Optimizing Magnetic, Mechanical, and Electrical Properties of Cobalt-Substituted Zinc Chromite Spinel via Microwave-Hydrothermal Synthesis

Using the microwave-hydrothermal technique, researchers synthesized a cobalt-substituted zinc chromite spinel structure with the formula Zn_1 − xCo_xCr₂O₄ (x = 0.0, 0.25, 0.50, 0.75, 1.0). The resulting powder underwent analysis via X-ray diffraction (XRD), differential scanning calorimetry (DSC), and thermogravimetric analysis (TGA) to determine the ideal conditions for eliminating organic components from the fired pellet.
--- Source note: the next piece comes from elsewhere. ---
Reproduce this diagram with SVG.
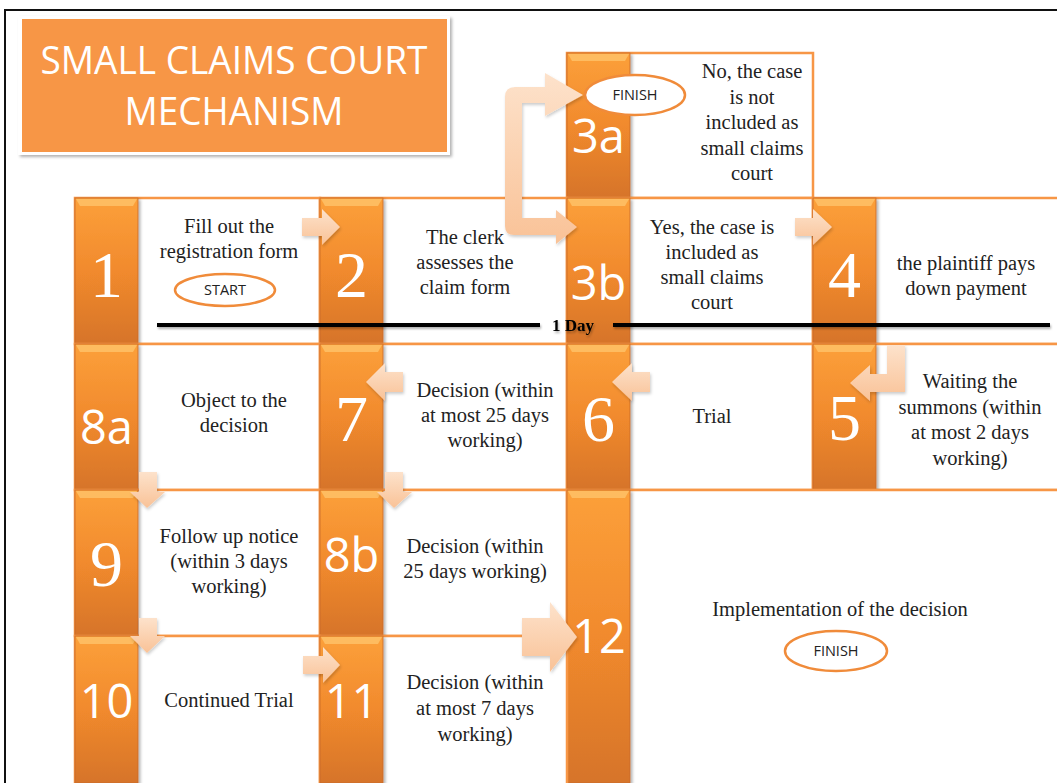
<svg xmlns="http://www.w3.org/2000/svg" width="1057" height="783" viewBox="0 0 1057 783">
<defs>
  <linearGradient id="barGrad" x1="0" y1="0" x2="0" y2="1">
    <stop offset="0" stop-color="#FCA03A"/>
    <stop offset="0.5" stop-color="#F18A2D"/>
    <stop offset="1" stop-color="#D6742A"/>
  </linearGradient>
  <linearGradient id="arrowGrad" x1="0" y1="0" x2="0" y2="1">
    <stop offset="0" stop-color="#FDE2CB"/>
    <stop offset="1" stop-color="#F9C297"/>
  </linearGradient>
  <filter id="shadow" x="-20%" y="-20%" width="140%" height="140%">
    <feDropShadow dx="2" dy="2" stdDeviation="1.5" flood-color="#000" flood-opacity="0.3"/>
  </filter>
  <filter id="ashadow" x="-20%" y="-20%" width="140%" height="140%">
    <feDropShadow dx="1" dy="2" stdDeviation="1.5" flood-color="#000" flood-opacity="0.2"/>
  </filter>
  <filter id="lshadow" filterUnits="userSpaceOnUse" x="0" y="300" width="1057" height="50">
    <feDropShadow dx="1" dy="2" stdDeviation="1.2" flood-color="#000" flood-opacity="0.3"/>
  </filter>
</defs>
<style>
  .frame{fill:none;stroke:#111;stroke-width:2}
  .cell{fill:#fff;stroke:#F79646;stroke-width:2.5}
  .bar{fill:url(#barGrad);stroke:#C9692A;stroke-width:0.8;filter:url(#shadow)}
  .bevel{fill:#FFC66E;opacity:0.75}
  .ns{font-family:"Liberation Serif","Times New Roman",serif;font-size:66px;fill:#fff;text-anchor:middle}
  .nn{font-family:"Open Sans","Liberation Sans",sans-serif;font-size:47px;fill:#fff;text-anchor:middle}
  .t{font-family:"Liberation Serif","Times New Roman",serif;font-size:20.5px;fill:#222;text-anchor:middle}
  .oval{fill:#fff;stroke:#F08B3A;stroke-width:2.5}
  .ot{font-family:"Open Sans","Liberation Sans",sans-serif;font-size:14.5px;fill:#222;text-anchor:middle}
  .arrow{fill:url(#arrowGrad);filter:url(#ashadow)}
  .day{fill:#000}
  .dayt{font-family:"Liberation Serif","Times New Roman",serif;font-size:17px;font-weight:bold;fill:#000;text-anchor:middle}
  .title{font-family:"Open Sans","Liberation Sans",sans-serif;font-size:38px;fill:#fff;text-anchor:middle}
</style>
<rect x="0" y="0" width="1057" height="783" fill="#fff"/>
<rect class="frame" x="5" y="10" width="1100" height="800"/>

<g id="title">
  <rect x="18" y="16" width="432" height="139" fill="#fff" filter="url(#shadow)"/>
  <rect x="22" y="19" width="425" height="133" fill="#F79646"/>
  <text class="title" x="234" y="74" textLength="387" lengthAdjust="spacingAndGlyphs">SMALL CLAIMS COURT</text>
  <text class="title" x="234" y="125" textLength="219" lengthAdjust="spacingAndGlyphs">MECHANISM</text>
</g>

<g id="step-3a">
  <rect class="cell" x="567" y="53" width="246" height="145"/>
  <rect class="bar" x="567" y="53" width="63" height="145"/>
  <polygon class="bevel" points="568,54 629,54 625,61 572,61"/>
  <text class="nn" x="598.5" y="153">3a</text>
  <ellipse class="oval" cx="635" cy="95" rx="50" ry="20"/>
  <text class="ot" x="635" y="100">FINISH</text>
  <text class="t" x="752"><tspan x="752" y="78">No, the case</tspan><tspan x="752" y="104">is not</tspan><tspan x="752" y="129">included as</tspan><tspan x="752" y="155">small claims</tspan><tspan x="752" y="180">court</tspan></text>
</g>

<g id="step-1">
  <rect class="cell" x="75" y="198" width="245" height="146"/>
  <rect class="bar" x="75" y="198" width="63" height="146"/>
  <polygon class="bevel" points="76,199 137,199 133,206 80,206"/>
  <text class="ns" x="106.5" y="297">1</text>
  <text class="t"><tspan x="229" y="233">Fill out the</tspan><tspan x="229" y="258">registration form</tspan></text>
  <ellipse class="oval" cx="225" cy="290" rx="50" ry="16"/>
  <text class="ot" x="225" y="295">START</text>
</g>

<g id="step-2">
  <rect class="cell" x="320" y="198" width="247" height="146"/>
  <rect class="bar" x="320" y="198" width="63" height="146"/>
  <polygon class="bevel" points="321,199 382,199 378,206 325,206"/>
  <text class="ns" x="351.5" y="297">2</text>
  <text class="t"><tspan x="465" y="244">The clerk</tspan><tspan x="465" y="269">assesses the</tspan><tspan x="465" y="294">claim form</tspan></text>
</g>

<g id="step-3b">
  <rect class="cell" x="567" y="198" width="246" height="146"/>
  <rect class="bar" x="567" y="198" width="63" height="146"/>
  <polygon class="bevel" points="568,199 629,199 625,206 572,206"/>
  <text class="nn" x="598.5" y="300">3b</text>
  <text class="t"><tspan x="712" y="234">Yes, the case is</tspan><tspan x="712" y="259">included as</tspan><tspan x="712" y="284">small claims</tspan><tspan x="712" y="309">court</tspan></text>
</g>

<g id="step-4">
  <rect class="cell" x="813" y="198" width="260" height="146"/>
  <rect class="bar" x="813" y="198" width="63" height="146"/>
  <polygon class="bevel" points="814,199 875,199 871,206 818,206"/>
  <text class="ns" x="844.5" y="297">4</text>
  <text class="t"><tspan x="966" y="270">the plaintiff pays</tspan><tspan x="966" y="295">down payment</tspan></text>
</g>

<g id="step-8a">
  <rect class="cell" x="75" y="344" width="245" height="146"/>
  <rect class="bar" x="75" y="344" width="63" height="146"/>
  <polygon class="bevel" points="76,345 137,345 133,352 80,352"/>
  <text class="nn" x="106.5" y="444">8a</text>
  <text class="t"><tspan x="234" y="407">Object to the</tspan><tspan x="234" y="432">decision</tspan></text>
</g>

<g id="step-7">
  <rect class="cell" x="320" y="344" width="247" height="146"/>
  <rect class="bar" x="320" y="344" width="63" height="146"/>
  <polygon class="bevel" points="321,345 382,345 378,352 325,352"/>
  <text class="ns" x="351.5" y="441">7</text>
  <text class="t"><tspan x="485" y="397">Decision (within</tspan><tspan x="485" y="422">at most 25 days</tspan><tspan x="485" y="447">working)</tspan></text>
</g>

<g id="step-6">
  <rect class="cell" x="567" y="344" width="246" height="146"/>
  <rect class="bar" x="567" y="344" width="63" height="146"/>
  <polygon class="bevel" points="568,345 629,345 625,352 572,352"/>
  <text class="ns" x="598.5" y="441">6</text>
  <text class="t" x="712" y="423">Trial</text>
</g>

<g id="step-5">
  <rect class="cell" x="813" y="344" width="260" height="146"/>
  <rect class="bar" x="813" y="344" width="63" height="146"/>
  <polygon class="bevel" points="814,345 875,345 871,352 818,352"/>
  <text class="ns" x="844.5" y="440">5</text>
  <text class="t"><tspan x="970" y="388">Waiting the</tspan><tspan x="970" y="414">summons (within</tspan><tspan x="970" y="439">at most 2 days</tspan><tspan x="970" y="465">working)</tspan></text>
</g>

<g id="step-9">
  <rect class="cell" x="75" y="490" width="245" height="146"/>
  <rect class="bar" x="75" y="490" width="63" height="146"/>
  <polygon class="bevel" points="76,491 137,491 133,498 80,498"/>
  <text class="ns" x="106.5" y="586">9</text>
  <text class="t"><tspan x="229" y="543">Follow up notice</tspan><tspan x="229" y="568">(within 3 days</tspan><tspan x="229" y="593">working)</tspan></text>
</g>

<g id="step-8b">
  <rect class="cell" x="320" y="490" width="247" height="146"/>
  <rect class="bar" x="320" y="490" width="63" height="146"/>
  <polygon class="bevel" points="321,491 382,491 378,498 325,498"/>
  <text class="nn" x="351.5" y="572">8b</text>
  <text class="t"><tspan x="475" y="553">Decision (within</tspan><tspan x="475" y="578">25 days working)</tspan></text>
</g>

<g id="step-12">
  <rect class="cell" x="567" y="490" width="506" height="310"/>
  <rect class="bar" x="567" y="490" width="63" height="293"/>
  <polygon class="bevel" points="568,491 629,491 625,498 572,498"/>
  <text class="nn" x="599" y="653">12</text>
  <text class="t" x="840" y="616">Implementation of the decision</text>
  <ellipse class="oval" cx="836" cy="651" rx="51" ry="20"/>
  <text class="ot" x="836" y="656">FINISH</text>
</g>

<g id="step-10">
  <rect class="cell" x="75" y="636" width="245" height="164"/>
  <rect class="bar" x="75" y="636" width="63" height="147"/>
  <polygon class="bevel" points="76,637 137,637 133,644 80,644"/>
  <text class="nn" x="106.5" y="718">10</text>
  <text class="t" x="229" y="707">Continued Trial</text>
</g>

<g id="step-11">
  <rect class="cell" x="320" y="636" width="247" height="164"/>
  <rect class="bar" x="320" y="636" width="63" height="147"/>
  <polygon class="bevel" points="321,637 382,637 378,644 325,644"/>
  <text class="nn" x="351.5" y="718">11</text>
  <text class="t"><tspan x="475" y="689">Decision (within</tspan><tspan x="475" y="715">at most 7 days</tspan><tspan x="475" y="741">working)</tspan></text>
</g>

<g id="timeline" filter="url(#lshadow)">
  <rect class="day" x="157" y="323" width="383" height="4"/>
  <rect class="day" x="613" y="323" width="437" height="4"/>
  <text class="dayt" x="573" y="331">1 Day</text>
</g>

<g id="connectors">
  <!-- 1 to 2 -->
  <polygon class="arrow" points="302,218 322,218 322,209 340,227 322,245 322,236 302,236"/>
  <!-- 2 to 3a / 3b bracket -->
  <path class="arrow" d="M545,87 L545,73 L583,95 L545,116 L545,103 L522,103 L522,218 L556,218 L556,210 L577,227 L556,244 L556,235 L514,235 Q505,235 505,226 L505,97 Q505,87 515,87 Z"/>
  <!-- 3b to 4 -->
  <polygon class="arrow" points="795,218 813,218 813,209 832,227 813,245 813,236 795,236"/>
  <!-- 4 to 5 -->
  <polygon class="arrow" points="887,345 905,345 905,392 870,392 870,401 850,383 870,365 870,374 887,374"/>
  <!-- 5 to 6 -->
  <polygon class="arrow" points="650,372 632,372 632,363 612,382 632,401 632,392 650,392"/>
  <!-- 6 to 7 -->
  <polygon class="arrow" points="403,372 385,372 385,363 366,382 385,401 385,392 403,392"/>
  <!-- 8a to 9 -->
  <polygon class="arrow" points="139,472 157,472 157,492 165,492 147,508 130,492 139,492"/>
  <!-- 7 to 8b -->
  <polygon class="arrow" points="385,472 403,472 403,492 412,492 394,508 377,492 385,492"/>
  <!-- 9 to 10 -->
  <polygon class="arrow" points="139,618 157,618 157,636 165,636 147,653 130,636 139,636"/>
  <!-- 10 to 11 -->
  <polygon class="arrow" points="303,656 323,656 323,647 340,665 323,683 323,674 303,674"/>
  <!-- 8b / 11 to 12 -->
  <polygon class="arrow" points="522,618 550,618 550,602 577,637 550,672 550,656 522,656"/>
</g>
</svg>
After establishing the optimal initial calcination temperature, all powder samples were calcined at 600 °C, then compressed and fired at 1300, 1400, 1500, and 1600 °C. The fired pellets were then examined using X-ray diffraction (XRD) and scanning electron microscopy (SEM). Additionally, researchers evaluated the pellets’ physical, electrical, dielectric, magnetic, and mechanical properties. The findings indicated that 1600 °C was the optimal firing temperature for the pellets. The apparent porosity decreased, and the bulk density increased with increasing Co content and firing temperature. Enhancements in magnetization, mechanical, and electrical conductivity, dielectric properties, and elastic moduli were observed by increasing the cobalt content. Porosity has a significant impact on mechanical properties. The mechanical properties were slightly reduced for zinc-rich pellets. The dielectric constant and the dielectric loss increased with increasing Co content at 1 MHz. In addition, the results show that the dielectric constant and dielectric loss factor decreased with increasing frequency, whereas the A.C. electrical conductivity increased with increasing frequency.